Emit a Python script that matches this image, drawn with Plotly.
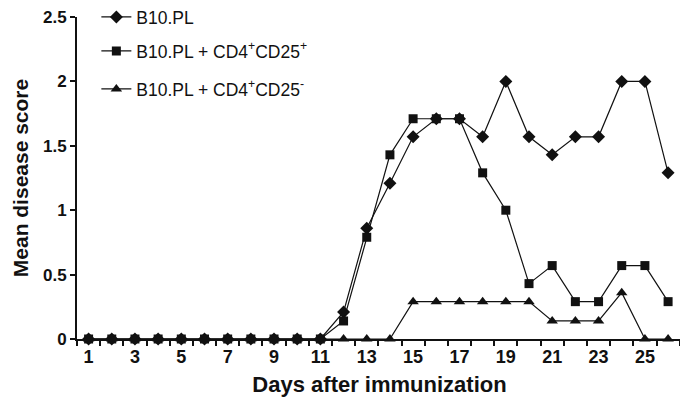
import plotly.graph_objects as go

days = list(range(1, 27))
b10pl = [0, 0, 0, 0, 0, 0, 0, 0, 0, 0, 0, 0.21, 0.86, 1.21, 1.57, 1.71, 1.71, 1.57,
         2.0, 1.57, 1.43, 1.57, 1.57, 2.0, 2.0, 1.29]
cd25_pos = [0, 0, 0, 0, 0, 0, 0, 0, 0, 0, 0, 0.14, 0.79, 1.43, 1.71, 1.71, 1.71, 1.29,
            1.0, 0.43, 0.57, 0.29, 0.29, 0.57, 0.57, 0.29]
cd25_neg = [0, 0, 0, 0, 0, 0, 0, 0, 0, 0, 0, 0, 0, 0, 0.29, 0.29, 0.29, 0.29,
            0.29, 0.29, 0.14, 0.14, 0.14, 0.36, 0, 0]
series_names = ["B10.PL", "B10.PL + CD4<sup>+</sup>CD25<sup>+</sup>",
                "B10.PL + CD4<sup>+</sup>CD25<sup>-</sup>"]
x_tick_vals = list(range(1, 27, 2))
y_tick_vals = [0, 0.5, 1, 1.5, 2, 2.5]
y_tick_text = ["0", "0.5", "1", "1.5", "2", "2.5"]

INK = "#111111"
FONT = "Liberation Sans, Arial, sans-serif"

fig = go.Figure()
specs = [
    (b10pl, "diamond", 10, "legend"),
    (cd25_pos, "square", 9, "legend2"),
    (cd25_neg, "triangle-up", 10, "legend3"),
]
for (vals, sym, size, leg), name in zip(specs, series_names):
    fig.add_trace(go.Scatter(
        x=days, y=vals, name=name, mode="lines+markers",
        line=dict(color=INK, width=1.2),
        marker=dict(symbol=sym, size=size, color=INK),
        cliponaxis=False, legend=leg, showlegend=True,
    ))

# page body has an 8px default margin, so margins are offset by 8px
PH = 322
leg_common = dict(xanchor="left", yanchor="middle", bgcolor="rgba(0,0,0,0)",
                  font=dict(family=FONT, size=17.5, color=INK), borderwidth=0,
                  visible=True)
fig.update_layout(
    width=688, height=410,
    margin=dict(l=69, r=14, t=9, b=79, autoexpand=False),
    plot_bgcolor="white", paper_bgcolor="white",
    font=dict(family=FONT, color=INK),
    showlegend=True,
    legend=dict(x=0.032, y=(PH - 0) / PH, **leg_common),
    legend2=dict(x=0.032, y=(PH - 34) / PH, **leg_common),
    legend3=dict(x=0.032, y=(PH - 72) / PH, **leg_common),
    xaxis=dict(
        range=[0.5, 26.6], tickmode="array", tickvals=x_tick_vals,
        ticks="outside", ticklen=0, showline=True, linecolor=INK, linewidth=2,
        showgrid=False, zeroline=False, automargin=False,
        tickfont=dict(family=FONT, size=18, color=INK, weight="bold"),
        minor=dict(tickmode="linear", tick0=0.5, dtick=1, ticks="outside",
                   ticklen=5, tickcolor=INK, tickwidth=1.5, showgrid=False),
        title=dict(text="Days after immunization", standoff=11,
                   font=dict(family=FONT, size=22, color=INK, weight="bold")),
    ),
    yaxis=dict(
        range=[0, 2.5], tickmode="array", tickvals=y_tick_vals, ticktext=y_tick_text,
        ticks="outside", ticklen=5, tickwidth=1.5, tickcolor=INK,
        showline=True, linecolor=INK, linewidth=2, showgrid=False, zeroline=False,
        automargin=False, ticklabeloverflow="allow",
        tickfont=dict(family=FONT, size=17, color=INK, weight="bold"),
        title=dict(text="Mean disease score", standoff=9,
                   font=dict(family=FONT, size=21, color=INK, weight="bold")),
    ),
)

fig.write_html("out.html")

========================

Leave out the pictures and restate everything else word for word.

Emit a Python script that matches this image, drawn with Plotly.
import plotly.graph_objects as go

days = list(range(1, 27))
b10pl = [0, 0, 0, 0, 0, 0, 0, 0, 0, 0, 0, 0.21, 0.86, 1.21, 1.57, 1.71, 1.71, 1.57,
         2.0, 1.57, 1.43, 1.57, 1.57, 2.0, 2.0, 1.29]
cd25_pos = [0, 0, 0, 0, 0, 0, 0, 0, 0, 0, 0, 0.14, 0.79, 1.43, 1.71, 1.71, 1.71, 1.29,
            1.0, 0.43, 0.57, 0.29, 0.29, 0.57, 0.57, 0.29]
cd25_neg = [0, 0, 0, 0, 0, 0, 0, 0, 0, 0, 0, 0, 0, 0, 0.29, 0.29, 0.29, 0.29,
            0.29, 0.29, 0.14, 0.14, 0.14, 0.36, 0, 0]
series_names = ["B10.PL", "B10.PL + CD4<sup>+</sup>CD25<sup>+</sup>",
                "B10.PL + CD4<sup>+</sup>CD25<sup>-</sup>"]
x_tick_vals = list(range(1, 27, 2))
y_tick_vals = [0, 0.5, 1, 1.5, 2, 2.5]
y_tick_text = ["0", "0.5", "1", "1.5", "2", "2.5"]

INK = "#111111"
FONT = "Liberation Sans, Arial, sans-serif"

fig = go.Figure()
specs = [
    (b10pl, "diamond", 10, "legend"),
    (cd25_pos, "square", 9, "legend2"),
    (cd25_neg, "triangle-up", 10, "legend3"),
]
for (vals, sym, size, leg), name in zip(specs, series_names):
    fig.add_trace(go.Scatter(
        x=days, y=vals, name=name, mode="lines+markers",
        line=dict(color=INK, width=1.2),
        marker=dict(symbol=sym, size=size, color=INK),
        cliponaxis=False, legend=leg, showlegend=True,
    ))

# page body has an 8px default margin, so margins are offset by 8px
PH = 322
leg_common = dict(xanchor="left", yanchor="middle", bgcolor="rgba(0,0,0,0)",
                  font=dict(family=FONT, size=17.5, color=INK), borderwidth=0,
                  visible=True)
fig.update_layout(
    width=688, height=410,
    margin=dict(l=69, r=14, t=9, b=79, autoexpand=False),
    plot_bgcolor="white", paper_bgcolor="white",
    font=dict(family=FONT, color=INK),
    showlegend=True,
    legend=dict(x=0.032, y=(PH - 0) / PH, **leg_common),
    legend2=dict(x=0.032, y=(PH - 34) / PH, **leg_common),
    legend3=dict(x=0.032, y=(PH - 72) / PH, **leg_common),
    xaxis=dict(
        range=[0.5, 26.6], tickmode="array", tickvals=x_tick_vals,
        ticks="outside", ticklen=0, showline=True, linecolor=INK, linewidth=2,
        showgrid=False, zeroline=False, automargin=False,
        tickfont=dict(family=FONT, size=18, color=INK, weight="bold"),
        minor=dict(tickmode="linear", tick0=0.5, dtick=1, ticks="outside",
                   ticklen=5, tickcolor=INK, tickwidth=1.5, showgrid=False),
        title=dict(text="Days after immunization", standoff=11,
                   font=dict(family=FONT, size=22, color=INK, weight="bold")),
    ),
    yaxis=dict(
        range=[0, 2.5], tickmode="array", tickvals=y_tick_vals, ticktext=y_tick_text,
        ticks="outside", ticklen=5, tickwidth=1.5, tickcolor=INK,
        showline=True, linecolor=INK, linewidth=2, showgrid=False, zeroline=False,
        automargin=False, ticklabeloverflow="allow",
        tickfont=dict(family=FONT, size=17, color=INK, weight="bold"),
        title=dict(text="Mean disease score", standoff=9,
                   font=dict(family=FONT, size=21, color=INK, weight="bold")),
    ),
)

fig.write_html("out.html")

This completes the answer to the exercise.